Zulip Chat Archive
Stream: new members
Topic: nice way to implement instances on mutually defined types?
JJ (Aug 16 2025 at 05:29):
I have the following code that implements ToString for a simple Expr type:
def Index := Nat
deriving ToString
inductive Expr where
| abs (body : Expr)
| app (func arg : Expr)
| var (idx : Index)
instance : ToString Expr := ⟨toString⟩
where toString
| .abs body => s!"(λ {toString body})"
| .app func arg => s!"{toString func} {toString arg}"
| .var idx => s!"{idx}"
I'm pretty happy with the aesthetics of this code. The where declaration lets the toString helper avoid polluting the namespace. On the other hand, with mutually-defined inductive datatypes, I can't seem to avoid ugly naming conventions:
mutual
inductive Value where
| clos (body : Expr) (env : Array Value)
| ntrl (neutral : Neutral)
inductive Neutral where
| nvar (idx : Index)
| napp (func : Neutral) (arg : Value)
end
mutual
def toString_Value : Value -> String
| .clos body _ => s!"(λ {body})"
| .ntrl neutral => toString_Neutral neutral
def toString_Neutral : Neutral -> String
| .nvar idx => s!"{idx}"
| .napp func arg => s!"{toString_Neutral func} {toString_Value arg}"
end
instance : ToString Value := ⟨toString_Value⟩
instance : ToString Neutral := ⟨toString_Neutral⟩
Does anyone have suggestions for how to clean this code up?

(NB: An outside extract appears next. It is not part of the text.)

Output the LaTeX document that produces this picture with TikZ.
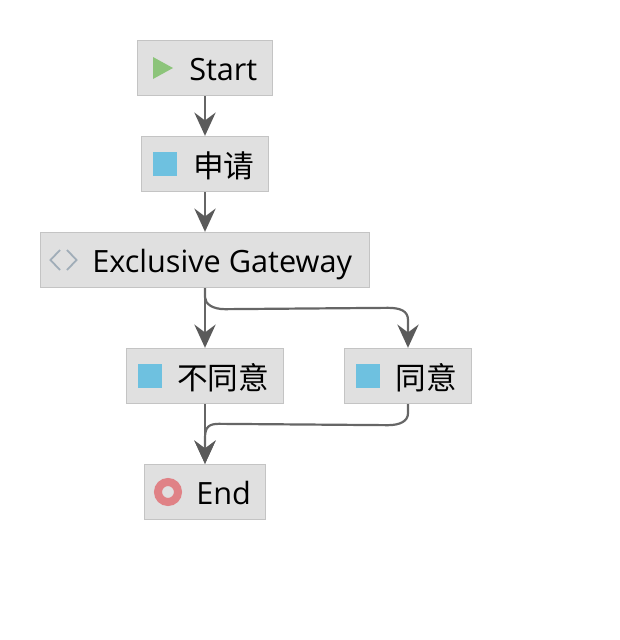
\documentclass[tikz,border=0pt]{standalone}
\usepackage{fontspec}
\setmainfont{Open Sans}
\newfontfamily\cjk{Noto Sans CJK SC}
\usetikzlibrary{arrows.meta,calc}
\definecolor{boxfill}{HTML}{E0E0E0}
\definecolor{boxline}{HTML}{C4C4C4}
\definecolor{conn}{HTML}{666666}
\definecolor{tipc}{HTML}{5A5A5A}
\definecolor{taskblue}{HTML}{6EC1E0}
\definecolor{startgreen}{HTML}{8CC47A}
\definecolor{endred}{HTML}{E08286}
\definecolor{gatec}{HTML}{A0ADB8}
\tikzset{
  x=0.75pt,y=-0.75pt,
  stepbox/.style={draw=boxline,fill=boxfill,line width=1pt,inner sep=0pt,minimum height=41.25pt},
  label/.style={anchor=base west,inner sep=0pt,text=black,font=\fontsize{23pt}{27pt}\selectfont},
  cjklabel/.style={anchor=base west,inner sep=0pt,text=black,font=\fontsize{23pt}{27pt}\selectfont\cjk},
  task/.style={fill=taskblue,inner sep=0pt,minimum size=18pt,draw=none},
  flow/.style={draw=conn,line width=1.65pt,-{Stealth[length=17.5pt,width=16pt,inset=6pt,color=tipc]}},
}
\begin{document}
\begin{tikzpicture}
\useasboundingbox (0,0) rectangle (620,640);
\node[stepbox,minimum width=101.25pt] (start) at (205,68) {};
\node[stepbox,minimum width=95.25pt] (req) at (205,164) {};
\node[stepbox,minimum width=246.75pt] (gw) at (205,260) {};
\node[stepbox,minimum width=117.75pt] (no) at (205,376) {};
\node[stepbox,minimum width=95.25pt] (yes) at (408,376) {};
\node[stepbox,minimum width=90.75pt] (end) at (205,492) {};
% icons
\fill[startgreen] (153,57) -- (173,68) -- (153,79) -- cycle;
\node[task] (reqicon) at (165,164) {};
\draw[gatec,line width=1.35pt] (60,250) -- (50.5,260) -- (60,270);
\draw[gatec,line width=1.35pt] (67,250) -- (76.5,260) -- (67,270);
\node[task] (noicon) at (150,376) {};
\node[task] (yesicon) at (368,376) {};
\node[circle,draw=endred,fill=boxfill,line width=6pt,inner sep=0pt,minimum size=15pt] (endicon) at (168,492) {};
% labels
\node[label] (tstart) at (189,80) {Start};
\node[cjklabel] (treq) at (193,177) {申请};
\node[label] (tgw) at (92,272) {Exclusive Gateway};
\node[cjklabel] (tno) at (177,389) {不同意};
\node[cjklabel] (tyes) at (395.5,389) {同意};
\node[label] (tend) at (196,504) {End};
% connectors
\draw[flow] (start.south) -- (req.north);
\draw[flow] (req.south) -- (gw.north);
\draw[flow] (gw.south) -- (no.north);
\draw[flow] (gw.south) -- ($(gw.south)+(0,9)$)
  .. controls ($(gw.south)+(0,16)$) and ($(gw.south)+(8,21)$) .. ($(gw.south)+(20,21)$)
  -- ($(yes.north)+(-20,-40)$)
  .. controls ($(yes.north)+(-8,-40)$) and ($(yes.north)+(0,-37)$) .. ($(yes.north)+(0,-28)$)
  -- (yes.north);
\draw[flow] (no.south) -- (end.north);
\draw[flow] (yes.south) -- ($(yes.south)+(0,9)$)
  .. controls ($(yes.south)+(0,17)$) and ($(yes.south)+(-8,21)$) .. ($(yes.south)+(-20,21)$)
  -- ($(end.north)+(14,-40)$)
  .. controls ($(end.north)+(4,-40)$) and ($(end.north)+(0,-37)$) .. ($(end.north)+(0,-26)$)
  -- (end.north);
\end{tikzpicture}
\end{document}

Aaron Liu (Aug 16 2025 at 10:05):
I would call those Neutral.toString and Value.toString
JJ (Aug 16 2025 at 15:13):
Oh, it slipped my mind I could just name them that. Thanks. No way to get around the mutual block, right?
Kyle Miller (Aug 16 2025 at 16:14):
Using a mutual block is the standard way to write these.
By the way, it's usually better having a separate def, rather than pack everything into the instance. Last I checked, the compiler will eagerly unfold instances, which causes much more inlining than you'd expect. That means slower compilation and larger binaries, if that matters to you.